In a subsequent meeting all parties explained to us why it wouldn’t work. Bill and Jamie’s observations were mostly about the hog, Blueboy, a major character in the film. It had in fact been the bane of Jamie’s experience when he staged his production. We countered with our idea of how we planned to handle that element of the production. Mary, typically, said something insightful and hilarious like, “Fuck the pig. Just make it work.” The consensus was to let us try. From the beginning the impetus was to create a musical that R&H could license to every high school and community theater in the world. The word “Broadway” never came up.
Ted and the families were generous enough to allow us access to the R&H trunk, wherein resided songs that had either been cut from or never went into the musicals they wrote. We were also allowed to consider lesser known songs from their lesser known musicals ̶ Allegro, Me and Juliet and Pipe Dream. That was a prerequisite as the movie’s score is comprised of only six songs, which does not a theatrical score make.
Much of our first draft was scribbled on cocktail napkins at the Broadway watering hole, Sam’s, where Louie and I met every day after work. On weekends we would work at my apartment on the Upper West Side or in the park. I think it was about six months later when we submitted our adaptation for consideration. Everyone agreed that we could move forward with an initial production, if we could find someone to produce it.
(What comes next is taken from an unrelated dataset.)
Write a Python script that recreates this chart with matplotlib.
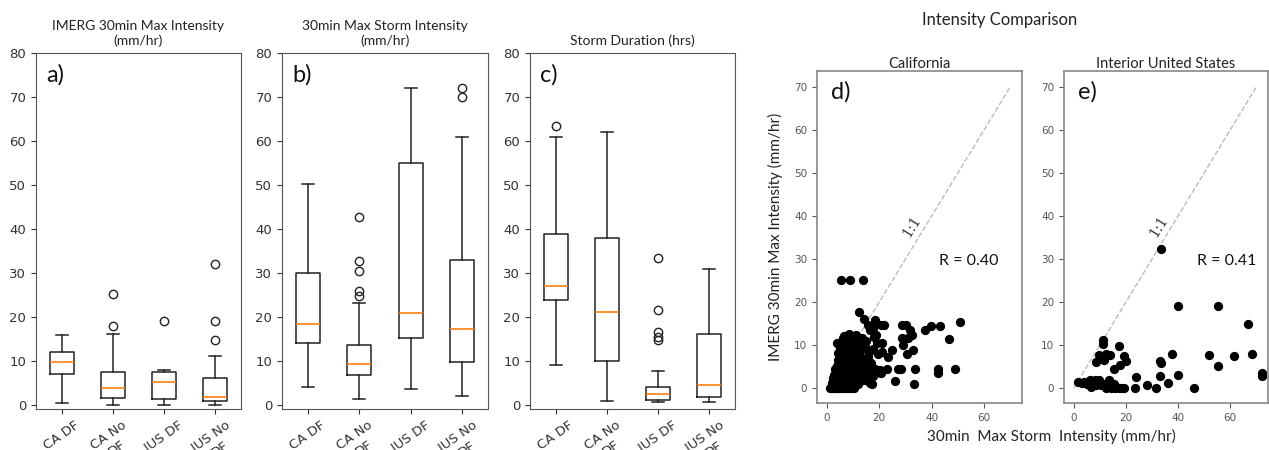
import matplotlib
matplotlib.use("Agg")
import matplotlib.pyplot as plt

# Box plot groups
groups = ["CA DF", "CA No\nDF", "IUS DF", "IUS No\nDF"]

# a) IMERG 30min max intensity (mm/hr)
imerg_lo = [0.3, 0.0, 0.0, 0.0]
imerg_q1 = [7.0, 1.5, 1.2, 0.9]
imerg_med = [9.8, 3.7, 5.1, 1.8]
imerg_q3 = [12.0, 7.5, 7.4, 6.0]
imerg_hi = [15.8, 16.0, 7.9, 11.1]
imerg_fliers = [[], [17.8, 25.1], [19.0], [14.8, 19.0, 32.1]]

# b) 30min max storm intensity (mm/hr)
storm_lo = [4.0, 1.2, 3.5, 2.0]
storm_q1 = [14.0, 6.8, 15.2, 9.6]
storm_med = [18.3, 9.2, 20.8, 17.2]
storm_q3 = [30.0, 13.6, 55.0, 33.0]
storm_hi = [50.3, 23.2, 72.0, 61.0]
storm_fliers = [[], [24.8, 25.8, 30.3, 32.7, 42.6], [], [70.0, 72.0]]

# c) storm duration (hrs)
dur_lo = [9.0, 0.8, 0.5, 0.5]
dur_q1 = [23.8, 9.9, 1.0, 1.7]
dur_med = [27.0, 21.0, 2.5, 4.5]
dur_q3 = [38.8, 38.0, 4.0, 16.0]
dur_hi = [61.0, 62.0, 7.7, 30.8]
dur_fliers = [[63.5], [], [14.8, 15.3, 16.5, 21.5, 33.3], []]

# d) California: storm intensity vs IMERG intensity
ca_storm = [5.2, 8.9, 13.7, 12.3, 14.2, 18.5, 15.7, 20.6, 21.9, 16.5, 18.8, 17.6,
            28.6, 30.1, 31.6, 37.3, 39.6, 43.2, 50.9, 46.8, 32.7, 30.6, 28.9, 28.6,
            30.8, 32.4, 24.8, 23.2, 20.9, 21.0,
            48.9, 42.5, 42.5, 33.8, 33.2, 26.0, 28.2, 27.0, 22.8, 20.6, 18.5, 17.2, 18.1,
            1.0, 1.5, 2.2, 3.0, 3.8, 4.6, 5.5, 6.5, 7.5, 8.5, 9.5, 10.5,
            2.0, 3.5, 5.0, 6.0, 7.8, 9.0, 10.6, 12.0, 14.4,
            2.4, 4.3, 6.2, 8.1, 9.8, 11.9, 13.2, 15.7, 17.5, 18.8,
            3.7, 4.8, 5.9, 7.5, 8.6, 10.2, 11.9, 13.0, 14.8, 16.1, 17.0,
            3.0, 4.1, 5.2, 6.5, 7.8, 9.4, 10.8, 12.5, 14.0, 15.7,
            4.3, 5.6, 7.0, 8.4, 9.8, 11.2, 12.8, 14.4, 16.0, 17.5,
            3.7, 5.0, 6.2, 7.2, 8.1, 9.6, 10.6, 11.9, 12.5, 13.5, 15.0,
            6.5, 8.5, 11.0, 9.0, 10.0, 7.0, 5.5, 12.5, 16.5, 13.8, 6.8,
            2.8, 4.0, 11.5, 9.2, 15.2, 13.5, 20.2, 19.5, 19.0]
ca_imerg = [25.2, 25.2, 25.2, 17.7, 16.1, 15.8, 14.6, 14.6, 14.6, 13.5, 12.3, 13.9,
            14.6, 14.6, 13.5, 13.5, 14.5, 14.5, 15.3, 11.4, 8.9, 7.8, 10.0, 11.6,
            11.6, 12.4, 8.9, 7.3, 10.4, 8.3,
            4.3, 4.3, 3.5, 4.3, 0.9, 1.6, 4.3, 4.3, 4.3, 3.5, 4.3, 1.0, 11.9,
            0.0, 0.0, 0.0, 0.0, 0.0, 0.0, 0.0, 0.0, 0.0, 0.0, 0.0, 0.0,
            1.1, 1.5, 0.8, 1.9, 1.5, 1.2, 1.9, 1.0, 1.9,
            2.2, 3.4, 2.6, 3.4, 2.7, 3.0, 2.5, 3.0, 2.8, 3.4,
            5.0, 4.2, 5.5, 5.0, 4.3, 5.8, 5.0, 4.2, 4.5, 3.8, 5.8,
            4.5, 6.5, 7.3, 6.5, 7.8, 7.3, 6.5, 7.5, 6.6, 7.3,
            8.1, 8.5, 8.2, 8.8, 8.2, 8.9, 8.5, 9.6, 8.3, 9.0,
            10.5, 9.2, 11.5, 10.2, 11.2, 10.0, 11.9, 8.8, 10.8, 11.5, 11.0,
            12.0, 12.5, 12.3, 9.5, 4.0, 3.0, 2.0, 1.5, 1.2, 6.0, 9.8,
            3.0, 1.0, 6.2, 5.5, 5.5, 3.5, 4.2, 8.0, 10.5]

# e) Interior United States
ius_storm = [33.3, 40.1, 55.2, 66.8, 52.0, 61.3, 68.4, 55.2, 72.3, 72.3,
             37.7, 33.3, 33.2, 40.1, 36.1, 31.5, 28.0, 24.0, 23.5, 46.2,
             19.1, 17.2, 20.0, 19.4, 17.2, 15.5, 17.8, 11.2, 11.2, 12.3,
             13.7, 9.8, 8.5, 11.7, 1.7, 3.0, 4.9, 6.2, 6.5, 8.1,
             8.5, 9.8, 10.3, 12.0, 13.3, 13.9, 15.2, 12.3, 14.3, 15.6,
             7.5, 9.0, 4.0, 33.0, 18.0]
ius_imerg = [32.2, 19.0, 19.0, 14.8, 7.7, 7.4, 7.8, 5.1, 3.5, 2.8,
             7.8, 5.9, 2.8, 2.9, 1.2, 0.0, 0.8, 2.5, 0.0, 0.0,
             0.0, 0.0, 6.2, 7.5, 9.8, 4.5, 5.3, 11.1, 10.3, 8.0,
             7.6, 7.6, 6.0, 6.4, 1.4, 1.2, 1.0, 1.8, 0.2, 1.8,
             0.6, 1.8, 0.6, 1.0, 1.8, 0.6, 1.0, 0.0, 0.0, 0.0,
             1.0, 1.2, 1.4, 6.2, 0.0]

ca_r = 0.40
ius_r = 0.41

txt_font = ["Lato", "DejaVu Sans"]
W, H = 1269, 450


def _rect(left, top, right, bottom):
    return [left / W, 1 - bottom / H, (right - left) / W, (bottom - top) / H]


def _stats(lo, q1, med, q3, hi, fliers):
    return [dict(whislo=lo[i], q1=q1[i], med=med[i], q3=q3[i], whishi=hi[i],
                 fliers=fliers[i], label=groups[i]) for i in range(len(groups))]


fig = plt.figure(figsize=(W / 100, H / 100), dpi=100)

# Box plot panels
box_panels = [
    (_rect(36, 53, 241, 409), _stats(imerg_lo, imerg_q1, imerg_med, imerg_q3, imerg_hi, imerg_fliers),
     "IMERG 30min Max Intensity\n(mm/hr)", "a)"),
    (_rect(282, 53, 488, 409), _stats(storm_lo, storm_q1, storm_med, storm_q3, storm_hi, storm_fliers),
     "30min Max Storm Intensity\n(mm/hr)", "b)"),
    (_rect(530, 53, 735, 409), _stats(dur_lo, dur_q1, dur_med, dur_q3, dur_hi, dur_fliers),
     "Storm Duration (hrs)", "c)"),
]
for rect, stats, title, letter in box_panels:
    ax = fig.add_axes(rect)
    ax.bxp(stats, widths=0.47,
           medianprops=dict(color="#ff7f0e", linewidth=1.2),
           boxprops=dict(color="#222222", linewidth=1.1),
           whiskerprops=dict(color="#222222", linewidth=1.1),
           capprops=dict(color="#222222", linewidth=1.1),
           flierprops=dict(marker="o", markerfacecolor="none",
                           markeredgecolor="#222222", markersize=6))
    ax.set_ylim(-1, 80)
    ax.set_xlim(0.5, 4.5)
    ax.set_yticks(range(0, 81, 10))
    ax.tick_params(axis="y", labelsize=9.5, colors="#333333")
    ax.tick_params(axis="x", labelsize=9.5, colors="#333333")
    for lab in ax.get_xticklabels():
        lab.set_rotation(35)
        lab.set_ha("center")
    for sp in ax.spines.values():
        sp.set_color("#555555")
    ax.set_title(title, fontsize=10, family=txt_font, color="#222222", pad=6)
    ax.text(0.05, 0.97, letter, transform=ax.transAxes, fontsize=17,
            family=txt_font, va="top", ha="left", color="#111111")

# Scatter panels
scatter_panels = [
    (_rect(817, 71, 1022, 403), ca_storm, ca_imerg, "California", "d)", ca_r, 54),
    (_rect(1064, 71, 1268, 403), ius_storm, ius_imerg, "Interior United States", "e)", ius_r, 58.5),
]
for i, (rect, xs, ys, title, letter, r, rx) in enumerate(scatter_panels):
    ax = fig.add_axes(rect)
    ax.plot([0, 70], [0, 70], ls="--", color="#bbbbbb", lw=1.0, zorder=1)
    ax.scatter(xs, ys, s=32, color="black", zorder=2)
    ax.set_xlim(-3.8, 74.5)
    ax.set_ylim(-3.5, 73.7)
    ax.set_xticks([0, 20, 40, 60])
    ax.set_yticks(range(0, 71, 10))
    ax.tick_params(labelsize=7.5, colors="#555555")
    for sp in ax.spines.values():
        sp.set_color("#888888")
        sp.set_linewidth(1.2)
    ax.set_title(title, fontsize=10.5, family=txt_font, color="#222222", pad=2)
    ax.text(0.07, 0.97, letter, transform=ax.transAxes, fontsize=17,
            family=txt_font, va="top", ha="left", color="#111111")
    ax.text(32.5, 37.5, "1:1", rotation=58, fontsize=10, family="DejaVu Serif",
            ha="center", va="center", color="#333333")
    ax.text(rx, 29.5, f"R = {r:.2f}", fontsize=11.5, family=txt_font,
            ha="center", va="center", color="#111111")
    if i == 0:
        ax.set_ylabel("IMERG 30min Max Intensity (mm/hr)", fontsize=11,
                      family=txt_font, color="#222222", labelpad=8)

fig.text(1000 / W, 1 - 20 / H, "Intensity Comparison", fontsize=12,
         family=txt_font, ha="center", va="center", color="#222222")
fig.text(1051 / W, 1 - 436 / H, "30min  Max Storm  Intensity (mm/hr)", fontsize=11,
         family=txt_font, ha="center", va="center", color="#222222")

fig.savefig("out.png", dpi=100)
Enter Randy Skinner. The (now) four-time Tony nominated choreographer was branching out into directing at the time and we were meeting about an R&H project that he was doing at the Goodspeed Opera House. When he asked what I’d been up to, I mentioned State Fair he said he’d love to read it and left the office with the script. He called a couple of days later saying that he’d love the opportunity to direct and choreograph it. He suggested that we pitch it to Ron Kumin at the North Carolina School of the Arts. The venerable Broadway producer, Manny Azenburg, had established a laboratory for developing pre-Broadway productions at the school. That was the first time that the dreaded “B” word entered any conversation concerning State Fair.
Ron signed on and, because of the expenses involved, brought on Barry Brown as his co-producer. Barry, who ran the esteemed Long Beach Civic Light Opera, had produced many Broadway shows including the original production of La Cage aux Folles and revivals of Gypsy starring, respectively, Angela Lansbury and Tyne Daley. Our production would play a couple of weeks in Winston-Salem, following Neil Simon’s Jake’s Women starring Alan Alda, and then move on to Long Beach for a couple of weeks. The plan was approved by the R&H interests and we went into pre-production.
It may have been the next day that Ted came into my office, shut the door and took a seat. Now what you must know is that Ted is always the smartest guy in the room. No, really. He said, “Jamie should co-direct it with Randy.” Not only was Jamie a fine director (Absence of a Cello, The Indian Wants the Bronx, Wise Child, Butley) and producer (Blue Denim; I Love You, You’re Perfect, Now Change) but, having staged his father’s works throughout the world, he knew the territory. And Jamie’s name would bring extra credibility to the enterprise. Smart, indeed. Randy was not the least bit bent out of shape by the proposal. He was just beginning his career as a director and was enthused to be working with and learning from Jamie, as were Louie and I. Jamie proved to be an invaluable dramaturg, challenging us every inch of the way, making us stand up for what we believed in while never treating us as anything other than professional peers.
We lined up an amazing cast. Triple threat Susan Egan, who would go on to receive a Tony nomination for Beauty and the Beast, played farm girl Margy. Michael Hayden, who would go on to star in Lincoln Center’s revered, Tony-winning revival of Carousel, played her brother, Wayne. That original production was wonderfully received and taught us what we needed to move forward. Where and what to cut (it was far too long with too many songs); whether jokes landed or didn’t; when the audience was getting restless and all of those things you learn when the final collaborator, the audience, enters the process.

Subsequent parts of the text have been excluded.